Produziert wird die Seide direkt neben den Plantagen, die man über einen unbefestigten Waldweg erreicht. Zwischen den Maulbeerbäumen wachsen Holunder, Orangen und Feigen. Was sich heute als Bilderbuchidyll präsentiert, war zu Beginn verwildert und von Müll übersät. In den einst verfallenen Häusern sind ein kleiner Shop und die Produktionsstätte untergebracht. Und natürlich die Aufzuchtstation, das „Kinderzimmer“, wie Miriam Pugliese es nennt.

Sie geht in den warmen Raum, wo ihr Kollege Domenico Vivino gerade das Mittagessen verteilt. „Fühl mal“, meint sie und nimmt einen der weißen Würmer auf die Hand. Sie sind, ja, seidenweich und klein wie ein Fingernagel. Wenn sie nach einem knappen Monat ausgewachsen sind, messen sie bis zu fünf Zentimeter. Dann beginnen sie, sich einzuspinnen. „Unter dem Mund haben sie zwei Container. Aus einem kommt der Faden, aus dem anderen eine Art Kleber.“

Nach drei Tagen werden die fertigen Kokons, die an weiße Erdnüsse erinnern, eingesammelt und in speziellen Öfen getrocknet. Die Seidenraupe stirbt. „Ansonsten würde sie ausbrechen und den Kokon zerstören.“ Und ihn damit für die Produktion hochwertiger Seide unbrauchbar machen, denn das Besondere ist ja, dass der Kokon aus einem einzigen Faden besteht, der, kaum vorstellbar bei der Größe, 1.000 bis 1.500 Meter lang ist.

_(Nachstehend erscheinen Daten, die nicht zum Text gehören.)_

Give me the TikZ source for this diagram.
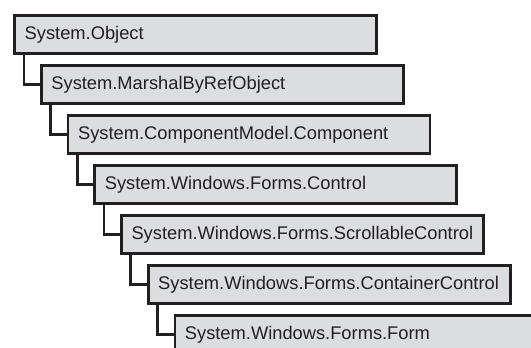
\documentclass[tikz,border=0pt]{standalone}
\usepackage{fontspec}
\setmainfont{Liberation Sans}
\definecolor{boxfill}{HTML}{DCDDDF}
\definecolor{ink}{HTML}{231F20}
\tikzset{
  classbox/.style={draw=ink, fill=boxfill, line width=2.7pt, anchor=north west,
    minimum width=362pt, minimum height=37.5pt, text width=342pt, align=left,
    inner xsep=8.5pt, inner ysep=0pt, text=ink,
    font=\fontsize{18.3}{22}\selectfont},
  inherit/.style={draw=ink, line width=2.5pt}
}
\begin{document}
\begin{tikzpicture}[x=1pt, y=-1pt]
  \useasboundingbox (0,0) rectangle (531,348);
  \clip (0,0) rectangle (531,348);
  % class hierarchy, each level shifted right and down
  \node[classbox] (obj)  at (13.35,14.35)  {System.Object};
  \node[classbox] (mbro) at (40.05,64.35)  {System.MarshalByRefObject};
  \node[classbox] (comp) at (66.75,114.35) {System.ComponentModel.Component};
  \node[classbox] (ctl)  at (93.45,164.35) {System.Windows.Forms.Control};
  \node[classbox] (scr)  at (120.15,214.35) {System.Windows.Forms.ScrollableControl};
  \node[classbox] (cont) at (146.85,264.35) {System.Windows.Forms.ContainerControl};
  \node[classbox] (form) at (173.55,314.35) {System.Windows.Forms.Form};
  % inheritance links
  \draw[inherit] ([xshift=10.5pt]obj.south west)  |- (mbro.west);
  \draw[inherit] ([xshift=10.5pt]mbro.south west) |- (comp.west);
  \draw[inherit] ([xshift=10.5pt]comp.south west) |- (ctl.west);
  \draw[inherit] ([xshift=10.5pt]ctl.south west)  |- (scr.west);
  \draw[inherit] ([xshift=10.5pt]scr.south west)  |- (cont.west);
  \draw[inherit] ([xshift=10.5pt]cont.south west) |- (form.west);
\end{tikzpicture}
\end{document}
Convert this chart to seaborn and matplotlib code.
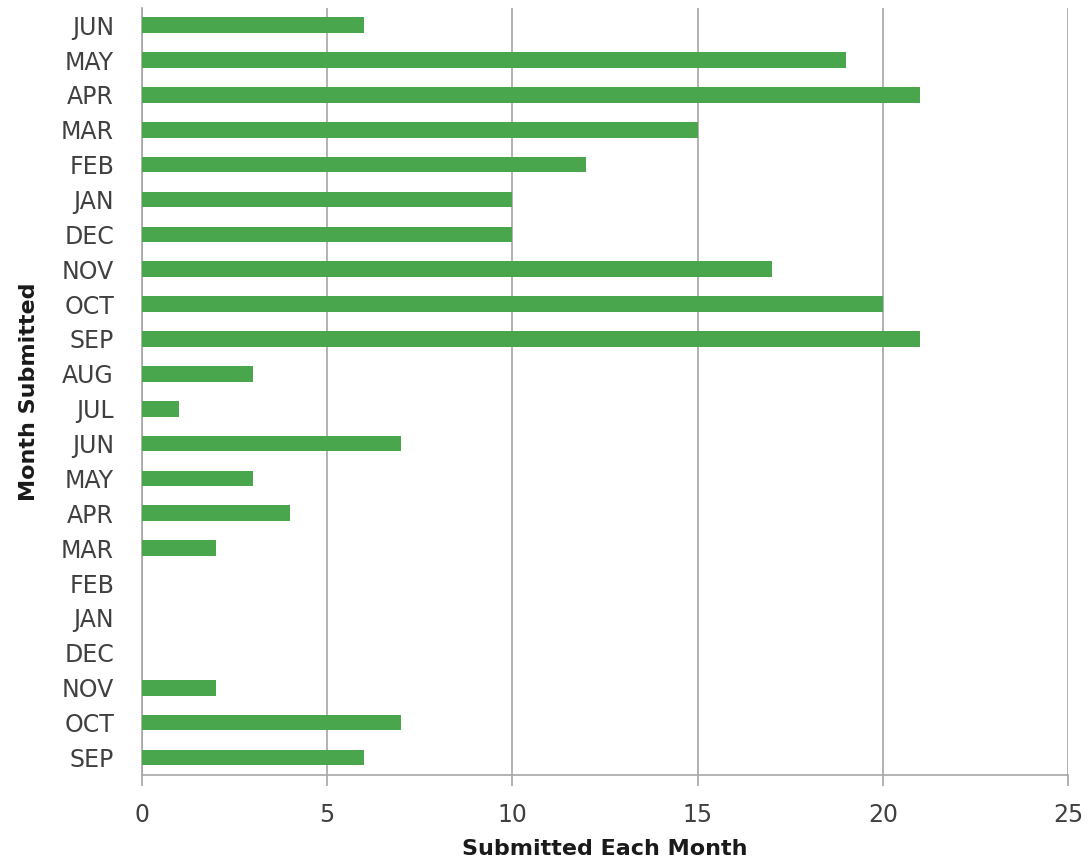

Weil die Raupen sterben müssen, wird die Seidenproduktion von Tierschützern kritisiert. Pugliese kennt den Vorwurf. Sie antwortet, noch bevor die Frage kommt. Auch in freier Wildbahn wäre ihr Leben kurz, erklärt sie. „Sobald sie sich gepaart haben, sterben sie.“

Ein alter Webstuhl, wie es ihn vor fünfzig Jahren in jedem Haus in Kalabrien gab

Um den Kleber, das Sericin, zu lösen, werden die getrockneten Kokons in heißem Wasser eingeweicht. Anschließend wird der Faden aufgerollt, was bis zu 45 Minuten dauern kann. Wird dieser gewoben, hat man Rohseide. Sie ist steifer als jene, die man aus edlen Boutiquen kennt. Für solch feinen Stoffe muss das Gewebe erst gewaschen werden, um sämtlichen Kleber zu lösen. Es folgen das Verzwirbeln der feinen Fäden, das Färben, das Weben, schließlich das Schneidern. Rund 60 Kilo Seidengarn fertig Nido di Seta pro Jahr. „Damit sind wir der größte Produzent in Europa“, sagt Pugliese.

Mittlerweile ist auch die Modewelt auf sie aufmerksam geworden. Mit Unterstützung einer italienischen Luxusmarke haben sie eine Spezialmaschine angeschafft, auf der sie hauchfeine Seidenfäden für Haute-Couture-Stoffe produzieren. Ihr Herz aber schlägt für die traditionelle Handarbeit. „Ein Baum ohne Wurzeln hat keinen Stand“, sagt Pugliese. Mittlerweile arbeitet Nido di Seta mit acht lokalen Handwerkerinnen zusammen. „Wir wollen nicht nur altes Wissen erhalten, sondern auch Arbeitsplätze schaffen.“ Insbesondere für Frauen, die in Kalabrien lange finanziell abhängig waren.

Auf der anderen Seite des Tals haben sie ein kleines Lokal eröffnet, in dem sie mit Maulbeeraromen angereicherte Gerichte anbieten: Es sind vor allem die Beeren des Baumes, die zu Sirup (im Spritz) oder Konfitüre (zum Käse) verarbeitet werden. Ein paar Blätter sind auch dabei, allerdings nur als aromatische Beilage zum geschmorten Schwein. Als Hauptgericht werden sie einzig den nimmersatten Raupen serviert.